Розалинда Краусс, говоря об оптическом бессознательном, трактует фигуру коршуна как ready-made — предмет, который бессознательное отыскало, чтобы создавать помехи в поле зрения и в то же время создавать его заново. В сущности, он не мешает смотреть, а является условием смотрения. Он — след травматического переживания, которое искусство переработало в образе двух матерей, трогательно заботящихся об одном ребенке. Уточнение Краусс тут очень важно, поскольку оно включает во фрейдовскую теорию образа теорию следа, взятого в материальной перспективе: т. е. трактуемого как нечто остаточное.
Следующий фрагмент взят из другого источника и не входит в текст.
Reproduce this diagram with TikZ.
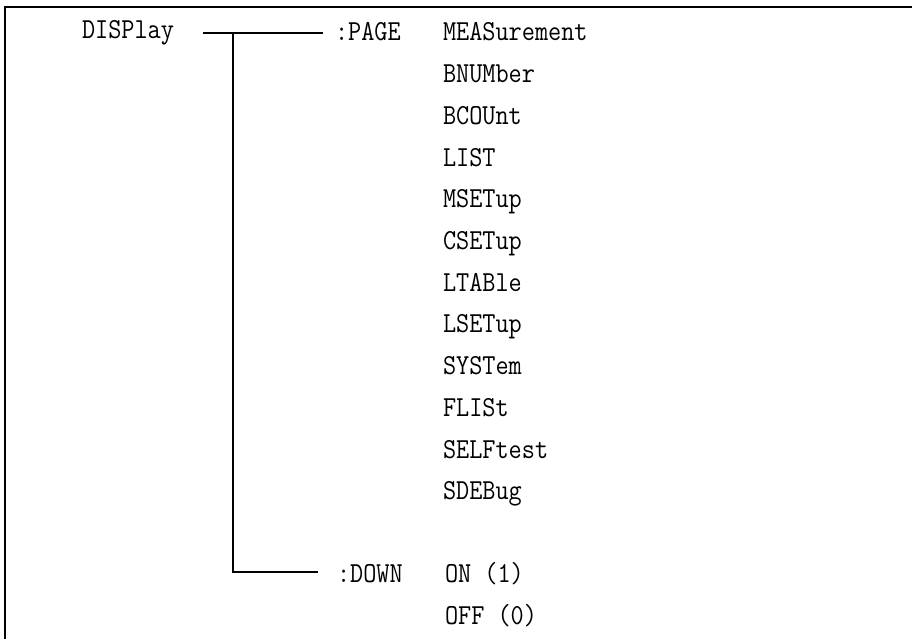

Такого рода эпифании и пространственные метонимические структуры находятся у истоков создания театральных пространств, имеющих отношение к представлениям об историческом катаклизме, памяти о нем и его переживании.
Без оплакивания
Вернемся к теме шока и равнодушия, травмы и глупости, к неразрешимым вопросам, касающимся польской реакции на уничтожение евреев. Пора верифицировать некоторые исходные позиции. Арендт писала о глупости немецкого общества, которое оказалось неспособным вчувствоваться в то, что переживает другой человек. Ситуация польских наблюдателей была, однако, другой: нужно учесть натиск всего того, что находилось вполне в поле зрения и что было в состоянии нарушить (хотя бы в очень запоздалой реакции) безучастие, имевшее столь сильные социальные корни, — но нарушить необязательно в позитивном, эмпатическом смысле. Джеффри Хартман вслед за Саулом Фридлендером утверждает: «даже как прохожие — как посторонние наблюдатели, как во время самого события, так и пятьдесят лет спустя — мы переживаем что-то вроде травмы, разрыва в том, как обычно мы думаем о человечности и цивилизованной природе; этот разрыв требует больше времени для своего исцеления»[178]. Я бы тут подчеркнул определение «что-то вроде», которое старается сохранить дифференциацию переживания жертвы и наблюдателя, но в то же самое время ее стирает. Описанный Брандысом в «Самсоне» уличный инцидент, неожиданно столь хорошо зримый, превратился в некую тайну, разделяемую «анонимными телами»: она записана в их памяти как нечто, исключенное из социальной коммуникации. Ведь отсутствие помощи не означало отсутствие реакции. Равнодушие приобретало формы как агрессивные, так и трусливые. Но было ли оно травматическим переживанием? Или только «чем-то вроде» травматического переживания? Переживание «размозженной жизни» еще не составляет общности судеб, — как трезво диагностировал Ежи Едлицкий: «прежде чем это наступит, возникают отгороженные друг от друга „исключающие друг друга миры“, разнящиеся в своих правах на жизнь и на смерть»[179]. Зрелище доходящих до крайности чужих мучений, мучений уже не человеческих, а таких, которые воспринимаются как мучения животного, уничтожает какое-либо «мы», уничтожает иллюзию сообщества, «человечества», — объясняла в своей последней книге Сьюзен Сонтаг[180]. Если только, повинуясь защитному рефлексу, мы не сошлемся на фигуру театра и не присвоим чужому страданию статус недоступной нам «сценичности».